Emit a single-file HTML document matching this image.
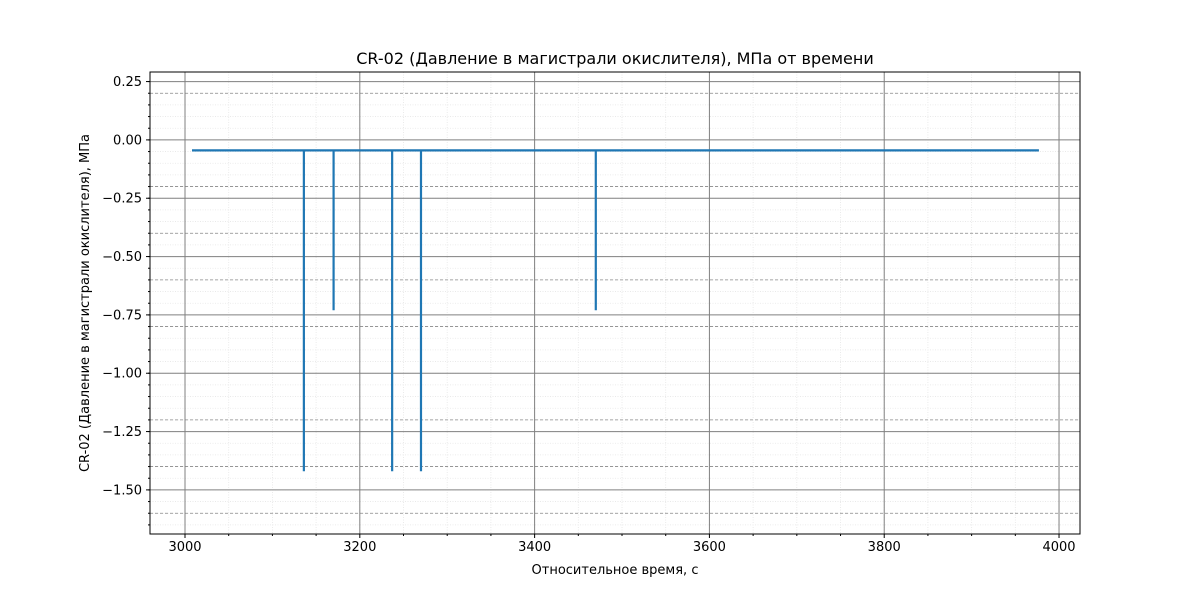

○ ○ ○ ○ ○

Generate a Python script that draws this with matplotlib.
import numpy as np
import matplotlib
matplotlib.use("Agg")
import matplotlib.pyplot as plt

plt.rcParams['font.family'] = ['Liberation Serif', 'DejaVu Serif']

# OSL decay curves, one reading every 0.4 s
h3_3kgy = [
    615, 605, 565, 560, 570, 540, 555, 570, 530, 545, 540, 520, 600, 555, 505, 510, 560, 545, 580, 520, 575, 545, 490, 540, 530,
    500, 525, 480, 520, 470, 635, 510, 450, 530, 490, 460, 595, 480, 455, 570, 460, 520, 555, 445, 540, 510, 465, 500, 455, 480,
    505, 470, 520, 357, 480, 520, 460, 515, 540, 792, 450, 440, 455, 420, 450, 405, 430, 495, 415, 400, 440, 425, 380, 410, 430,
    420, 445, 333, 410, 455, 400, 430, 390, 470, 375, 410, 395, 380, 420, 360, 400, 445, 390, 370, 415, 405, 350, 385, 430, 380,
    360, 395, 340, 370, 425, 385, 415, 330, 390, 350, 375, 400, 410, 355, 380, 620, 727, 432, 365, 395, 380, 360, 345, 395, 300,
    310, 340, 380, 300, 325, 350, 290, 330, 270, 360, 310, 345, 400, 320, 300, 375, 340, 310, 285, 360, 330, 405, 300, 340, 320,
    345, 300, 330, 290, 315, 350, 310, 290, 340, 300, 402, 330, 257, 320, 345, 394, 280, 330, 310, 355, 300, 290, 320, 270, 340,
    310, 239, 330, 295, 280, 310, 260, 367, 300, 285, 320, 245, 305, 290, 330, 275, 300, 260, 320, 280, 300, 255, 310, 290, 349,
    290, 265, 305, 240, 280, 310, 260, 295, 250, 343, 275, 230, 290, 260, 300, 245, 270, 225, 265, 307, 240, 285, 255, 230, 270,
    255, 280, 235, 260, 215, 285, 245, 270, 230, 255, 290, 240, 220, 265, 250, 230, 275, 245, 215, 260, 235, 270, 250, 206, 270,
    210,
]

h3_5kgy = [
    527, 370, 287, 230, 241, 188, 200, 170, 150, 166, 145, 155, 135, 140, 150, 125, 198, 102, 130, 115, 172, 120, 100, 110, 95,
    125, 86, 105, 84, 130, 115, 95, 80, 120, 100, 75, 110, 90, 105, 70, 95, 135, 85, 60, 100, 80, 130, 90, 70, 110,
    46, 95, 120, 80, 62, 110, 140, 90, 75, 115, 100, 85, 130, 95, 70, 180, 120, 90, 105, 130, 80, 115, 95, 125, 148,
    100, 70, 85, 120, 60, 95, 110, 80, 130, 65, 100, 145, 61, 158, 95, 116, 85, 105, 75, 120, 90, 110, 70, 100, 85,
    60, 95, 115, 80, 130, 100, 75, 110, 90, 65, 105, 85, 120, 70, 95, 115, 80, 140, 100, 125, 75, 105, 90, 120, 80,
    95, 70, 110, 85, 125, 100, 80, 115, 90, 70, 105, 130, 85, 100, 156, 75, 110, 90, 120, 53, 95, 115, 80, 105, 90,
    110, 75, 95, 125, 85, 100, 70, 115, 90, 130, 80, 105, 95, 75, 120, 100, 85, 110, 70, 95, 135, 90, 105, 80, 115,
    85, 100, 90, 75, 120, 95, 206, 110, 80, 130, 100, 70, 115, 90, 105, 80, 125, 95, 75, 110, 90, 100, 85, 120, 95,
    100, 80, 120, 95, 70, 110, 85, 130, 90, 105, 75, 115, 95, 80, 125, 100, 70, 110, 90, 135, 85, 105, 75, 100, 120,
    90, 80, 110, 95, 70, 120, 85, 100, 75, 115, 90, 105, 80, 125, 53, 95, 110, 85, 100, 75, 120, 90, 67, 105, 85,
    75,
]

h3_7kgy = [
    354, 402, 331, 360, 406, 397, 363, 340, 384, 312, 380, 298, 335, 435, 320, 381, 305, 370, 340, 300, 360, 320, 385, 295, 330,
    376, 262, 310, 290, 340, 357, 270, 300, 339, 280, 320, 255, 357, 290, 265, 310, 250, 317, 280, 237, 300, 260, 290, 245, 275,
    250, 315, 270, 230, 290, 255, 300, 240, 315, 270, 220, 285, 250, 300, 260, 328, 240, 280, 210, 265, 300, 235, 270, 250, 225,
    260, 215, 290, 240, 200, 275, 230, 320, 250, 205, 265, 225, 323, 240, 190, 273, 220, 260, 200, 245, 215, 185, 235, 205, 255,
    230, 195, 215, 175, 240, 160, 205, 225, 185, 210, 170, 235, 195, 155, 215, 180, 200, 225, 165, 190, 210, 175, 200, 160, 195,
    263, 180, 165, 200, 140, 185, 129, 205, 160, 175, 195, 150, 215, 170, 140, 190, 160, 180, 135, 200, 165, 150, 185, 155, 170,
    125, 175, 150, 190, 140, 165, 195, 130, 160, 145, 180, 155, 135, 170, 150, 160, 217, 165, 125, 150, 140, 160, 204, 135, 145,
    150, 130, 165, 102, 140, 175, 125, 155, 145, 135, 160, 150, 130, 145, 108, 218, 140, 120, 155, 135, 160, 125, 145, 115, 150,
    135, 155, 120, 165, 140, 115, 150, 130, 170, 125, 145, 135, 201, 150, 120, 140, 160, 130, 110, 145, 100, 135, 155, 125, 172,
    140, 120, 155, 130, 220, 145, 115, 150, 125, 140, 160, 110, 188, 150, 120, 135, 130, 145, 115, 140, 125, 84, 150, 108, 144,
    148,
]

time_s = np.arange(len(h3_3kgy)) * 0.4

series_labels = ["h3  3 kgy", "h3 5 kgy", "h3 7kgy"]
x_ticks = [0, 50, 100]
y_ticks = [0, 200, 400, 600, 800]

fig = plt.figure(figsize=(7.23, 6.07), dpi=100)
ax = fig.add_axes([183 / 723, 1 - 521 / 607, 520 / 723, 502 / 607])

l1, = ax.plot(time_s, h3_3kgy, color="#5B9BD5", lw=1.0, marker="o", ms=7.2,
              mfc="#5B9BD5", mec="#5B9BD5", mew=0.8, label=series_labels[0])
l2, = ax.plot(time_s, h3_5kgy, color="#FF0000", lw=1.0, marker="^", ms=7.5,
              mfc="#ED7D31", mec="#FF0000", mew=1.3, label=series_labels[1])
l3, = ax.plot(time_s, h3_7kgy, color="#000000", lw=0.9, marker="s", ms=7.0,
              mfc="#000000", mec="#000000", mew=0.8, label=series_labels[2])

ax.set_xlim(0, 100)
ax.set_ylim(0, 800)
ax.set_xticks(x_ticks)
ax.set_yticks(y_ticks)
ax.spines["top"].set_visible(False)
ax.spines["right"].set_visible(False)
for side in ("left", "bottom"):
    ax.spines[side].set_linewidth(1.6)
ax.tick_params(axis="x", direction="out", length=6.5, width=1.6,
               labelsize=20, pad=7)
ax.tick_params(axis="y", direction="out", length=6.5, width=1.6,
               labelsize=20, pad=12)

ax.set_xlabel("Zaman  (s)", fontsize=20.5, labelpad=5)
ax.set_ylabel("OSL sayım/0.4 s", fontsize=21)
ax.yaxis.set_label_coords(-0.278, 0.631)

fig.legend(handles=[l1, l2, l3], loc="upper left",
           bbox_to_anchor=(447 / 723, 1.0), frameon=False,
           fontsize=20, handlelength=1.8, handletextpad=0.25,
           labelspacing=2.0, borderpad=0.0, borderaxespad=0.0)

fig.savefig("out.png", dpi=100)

○ ○ ○ ○ ○

◆ TASK REQUIREMENTS:
Using the data above, repeat exactly the lines that begin at the line with "Generate a Python" and end at the line with "plt.rcParams['font.family'] = ['Liberation", both ends included.

◆ ANSWER FOR THIS EXERCISE:
Generate a Python script that draws this with matplotlib.
import numpy as np
import matplotlib
matplotlib.use("Agg")
import matplotlib.pyplot as plt

plt.rcParams['font.family'] = ['Liberation Serif', 'DejaVu Serif']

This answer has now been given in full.